* _Source excerpt_:
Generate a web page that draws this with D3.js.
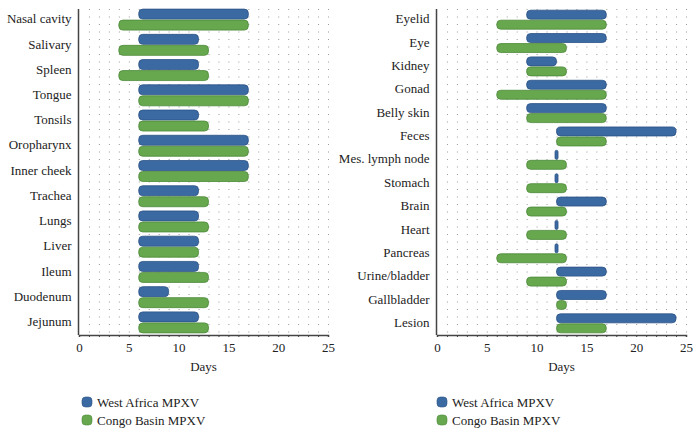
<!DOCTYPE html>
<html>
<head>
<meta charset="utf-8">
<script src="https://cdn.jsdelivr.net/npm/d3@7"></script>
</head>
<body style="margin:0;background:#fff">
<svg id="chart" width="700" height="432"></svg>
<script>
// ---- data (days) ----
const leftCategories = ["Nasal cavity","Salivary","Spleen","Tongue","Tonsils","Oropharynx","Inner cheek","Trachea","Lungs","Liver","Ileum","Duodenum","Jejunum"];
const leftWestStart  = [6,6,6,6,6,6,6,6,6,6,6,6,6];
const leftWestEnd    = [17,12,12,17,12,17,17,12,12,12,12,9,12];
const leftCongoStart = [4,4,4,6,6,6,6,6,6,6,6,6,6];
const leftCongoEnd   = [17,13,13,17,13,17,17,13,13,12,13,13,13];

const rightCategories = ["Eyelid","Eye","Kidney","Gonad","Belly skin","Feces","Mes. lymph node","Stomach","Brain","Heart","Pancreas","Urine/bladder","Gallbladder","Lesion"];
const rightWestStart  = [9,9,9,9,9,12,12,12,12,12,12,12,12,12];
const rightWestEnd    = [17,17,12,17,17,24,12,12,17,12,12,17,17,24];
const rightCongoStart = [6,6,9,6,9,12,9,9,9,9,6,9,12,12];
const rightCongoEnd   = [17,13,13,17,17,17,13,13,13,13,13,13,13,17];

const dayTicks = [0,5,10,15,20,25];
const seriesNames = ["West Africa MPXV","Congo Basin MPXV"];
const seriesColors = ["#3b6aa3","#67a74e"];
const seriesStroke = ["#2b5285","#4d8a3a"];

const FONT = "Liberation Serif";
const svg = d3.select("#chart");

function panel(cfg) {
  const g = svg.append("g");
  const x = d3.scaleLinear().domain([0,25]).range([cfg.x0, cfg.x1]);
  const y = d3.scaleBand().domain(cfg.cats).range([cfg.y0, cfg.y1]).padding(0);

  // dotted grid
  const gridDays = d3.range(1, 26);
  g.append("g").selectAll("line").data(gridDays).join("line")
    .attr("x1", d => x(d) + 0.5).attr("x2", d => x(d) + 0.5)
    .attr("y1", 9).attr("y2", cfg.y1)
    .attr("stroke", "#9a9a9a").attr("stroke-width", 1)
    .attr("stroke-dasharray", "1,6.5");

  const bh = cfg.barH, gap = 1;
  const rows = cfg.cats.map((c, i) => ({c, ws: cfg.ws[i], we: cfg.we[i], cs: cfg.cs[i], ce: cfg.ce[i]}));

  function bars(key0, key1, idx, offset) {
    g.append("g").selectAll("rect").data(rows).join("rect")
      .attr("x", d => { const w = x(d[key1]) - x(d[key0]); return w < 3 ? x(d[key0]) - 1.5 : x(d[key0]); })
      .attr("width", d => Math.max(3, x(d[key1]) - x(d[key0])))
      .attr("y", d => y(d.c) + y.bandwidth()/2 + offset)
      .attr("height", bh)
      .attr("rx", d => Math.min(4, Math.max(3, x(d[key1]) - x(d[key0]))/2))
      .attr("fill", seriesColors[idx])
      .attr("stroke", seriesStroke[idx]).attr("stroke-width", 0.8);
  }
  bars("ws","we",0, -bh - gap/2 + cfg.shift);
  bars("cs","ce",1, gap/2 + cfg.shift);

  // axes
  const ax = g.append("g").attr("transform", `translate(0,${cfg.y1 + 0.5})`)
    .call(d3.axisBottom(x).tickValues(d3.range(0,26)).tickSize(2)
      .tickFormat(d => dayTicks.includes(d) ? d : ""));
  ax.attr("font-family", FONT).attr("font-size", 13);
  ax.select(".domain").attr("stroke", "#444").attr("stroke-width", 1.5);
  ax.selectAll(".tick line").attr("stroke", "#444");
  ax.selectAll(".tick text").attr("font-size", 13).attr("dy", "0.95em")
    .attr("font-family", FONT).attr("fill", "#222");

  const ay = g.append("g").attr("transform", `translate(${cfg.x0 - 0.5},0)`)
    .call(d3.axisLeft(y).tickSize(0).tickPadding(7));
  ay.attr("font-family", FONT).attr("font-size", 13);
  ay.select(".domain").attr("stroke", "#444").attr("stroke-width", 1.5)
    .attr("d", `M0,9V${cfg.y1 + 0.5}`);
  ay.selectAll(".tick text").attr("font-size", 13)
    .attr("font-family", FONT).attr("fill", "#222");

  g.append("text").attr("x", (cfg.x0 + cfg.x1)/2).attr("y", 371)
    .attr("text-anchor", "middle").attr("font-size", 13).attr("fill", "#222")
    .attr("font-family", FONT).text("Days");

  // legend
  const lg = g.append("g").attr("transform", `translate(${cfg.legX},0)`);
  seriesNames.forEach((n, i) => {
    const cy = 402 + i * 18;
    lg.append("rect").attr("x", 0).attr("y", cy - 5).attr("width", 10).attr("height", 10)
      .attr("rx", 3.5).attr("fill", seriesColors[i]).attr("stroke", seriesStroke[i]).attr("stroke-width", 0.6);
    lg.append("text").attr("x", 15).attr("y", cy).attr("dy", "0.35em")
      .attr("font-size", 13).attr("fill", "#222").attr("font-family", FONT).text(n);
  });
}

panel({cats: leftCategories, ws: leftWestStart, we: leftWestEnd, cs: leftCongoStart, ce: leftCongoEnd,
       x0: 79, x1: 328, y0: 6.5, y1: 334.5, barH: 10, shift: 0.5, legX: 82});
panel({cats: rightCategories, ws: rightWestStart, we: rightWestEnd, cs: rightCongoStart, ce: rightCongoEnd,
       x0: 437, x1: 686, y0: 7.5, y1: 334.5, barH: 9, shift: 0.5, legX: 437});
</script>
</body>
</html>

* _Set exercise_:
Do not copy the pictures, but repeat every line exactly.

* _Solution_:
Generate a web page that draws this with D3.js.
<!DOCTYPE html>
<html>
<head>
<meta charset="utf-8">
<script src="https://cdn.jsdelivr.net/npm/d3@7"></script>
</head>
<body style="margin:0;background:#fff">
<svg id="chart" width="700" height="432"></svg>
<script>
// ---- data (days) ----
const leftCategories = ["Nasal cavity","Salivary","Spleen","Tongue","Tonsils","Oropharynx","Inner cheek","Trachea","Lungs","Liver","Ileum","Duodenum","Jejunum"];
const leftWestStart  = [6,6,6,6,6,6,6,6,6,6,6,6,6];
const leftWestEnd    = [17,12,12,17,12,17,17,12,12,12,12,9,12];
const leftCongoStart = [4,4,4,6,6,6,6,6,6,6,6,6,6];
const leftCongoEnd   = [17,13,13,17,13,17,17,13,13,12,13,13,13];

const rightCategories = ["Eyelid","Eye","Kidney","Gonad","Belly skin","Feces","Mes. lymph node","Stomach","Brain","Heart","Pancreas","Urine/bladder","Gallbladder","Lesion"];
const rightWestStart  = [9,9,9,9,9,12,12,12,12,12,12,12,12,12];
const rightWestEnd    = [17,17,12,17,17,24,12,12,17,12,12,17,17,24];
const rightCongoStart = [6,6,9,6,9,12,9,9,9,9,6,9,12,12];
const rightCongoEnd   = [17,13,13,17,17,17,13,13,13,13,13,13,13,17];

const dayTicks = [0,5,10,15,20,25];
const seriesNames = ["West Africa MPXV","Congo Basin MPXV"];
const seriesColors = ["#3b6aa3","#67a74e"];
const seriesStroke = ["#2b5285","#4d8a3a"];

const FONT = "Liberation Serif";
const svg = d3.select("#chart");

function panel(cfg) {
  const g = svg.append("g");
  const x = d3.scaleLinear().domain([0,25]).range([cfg.x0, cfg.x1]);
  const y = d3.scaleBand().domain(cfg.cats).range([cfg.y0, cfg.y1]).padding(0);

  // dotted grid
  const gridDays = d3.range(1, 26);
  g.append("g").selectAll("line").data(gridDays).join("line")
    .attr("x1", d => x(d) + 0.5).attr("x2", d => x(d) + 0.5)
    .attr("y1", 9).attr("y2", cfg.y1)
    .attr("stroke", "#9a9a9a").attr("stroke-width", 1)
    .attr("stroke-dasharray", "1,6.5");

  const bh = cfg.barH, gap = 1;
  const rows = cfg.cats.map((c, i) => ({c, ws: cfg.ws[i], we: cfg.we[i], cs: cfg.cs[i], ce: cfg.ce[i]}));

  function bars(key0, key1, idx, offset) {
    g.append("g").selectAll("rect").data(rows).join("rect")
      .attr("x", d => { const w = x(d[key1]) - x(d[key0]); return w < 3 ? x(d[key0]) - 1.5 : x(d[key0]); })
      .attr("width", d => Math.max(3, x(d[key1]) - x(d[key0])))
      .attr("y", d => y(d.c) + y.bandwidth()/2 + offset)
      .attr("height", bh)
      .attr("rx", d => Math.min(4, Math.max(3, x(d[key1]) - x(d[key0]))/2))
      .attr("fill", seriesColors[idx])
      .attr("stroke", seriesStroke[idx]).attr("stroke-width", 0.8);
  }
  bars("ws","we",0, -bh - gap/2 + cfg.shift);
  bars("cs","ce",1, gap/2 + cfg.shift);

  // axes
  const ax = g.append("g").attr("transform", `translate(0,${cfg.y1 + 0.5})`)
    .call(d3.axisBottom(x).tickValues(d3.range(0,26)).tickSize(2)
      .tickFormat(d => dayTicks.includes(d) ? d : ""));
  ax.attr("font-family", FONT).attr("font-size", 13);
  ax.select(".domain").attr("stroke", "#444").attr("stroke-width", 1.5);
  ax.selectAll(".tick line").attr("stroke", "#444");
  ax.selectAll(".tick text").attr("font-size", 13).attr("dy", "0.95em")
    .attr("font-family", FONT).attr("fill", "#222");

  const ay = g.append("g").attr("transform", `translate(${cfg.x0 - 0.5},0)`)
    .call(d3.axisLeft(y).tickSize(0).tickPadding(7));
  ay.attr("font-family", FONT).attr("font-size", 13);
  ay.select(".domain").attr("stroke", "#444").attr("stroke-width", 1.5)
    .attr("d", `M0,9V${cfg.y1 + 0.5}`);
  ay.selectAll(".tick text").attr("font-size", 13)
    .attr("font-family", FONT).attr("fill", "#222");

  g.append("text").attr("x", (cfg.x0 + cfg.x1)/2).attr("y", 371)
    .attr("text-anchor", "middle").attr("font-size", 13).attr("fill", "#222")
    .attr("font-family", FONT).text("Days");

  // legend
  const lg = g.append("g").attr("transform", `translate(${cfg.legX},0)`);
  seriesNames.forEach((n, i) => {
    const cy = 402 + i * 18;
    lg.append("rect").attr("x", 0).attr("y", cy - 5).attr("width", 10).attr("height", 10)
      .attr("rx", 3.5).attr("fill", seriesColors[i]).attr("stroke", seriesStroke[i]).attr("stroke-width", 0.6);
    lg.append("text").attr("x", 15).attr("y", cy).attr("dy", "0.35em")
      .attr("font-size", 13).attr("fill", "#222").attr("font-family", FONT).text(n);
  });
}

panel({cats: leftCategories, ws: leftWestStart, we: leftWestEnd, cs: leftCongoStart, ce: leftCongoEnd,
       x0: 79, x1: 328, y0: 6.5, y1: 334.5, barH: 10, shift: 0.5, legX: 82});
panel({cats: rightCategories, ws: rightWestStart, we: rightWestEnd, cs: rightCongoStart, ce: rightCongoEnd,
       x0: 437, x1: 686, y0: 7.5, y1: 334.5, barH: 9, shift: 0.5, legX: 437});
</script>
</body>
</html>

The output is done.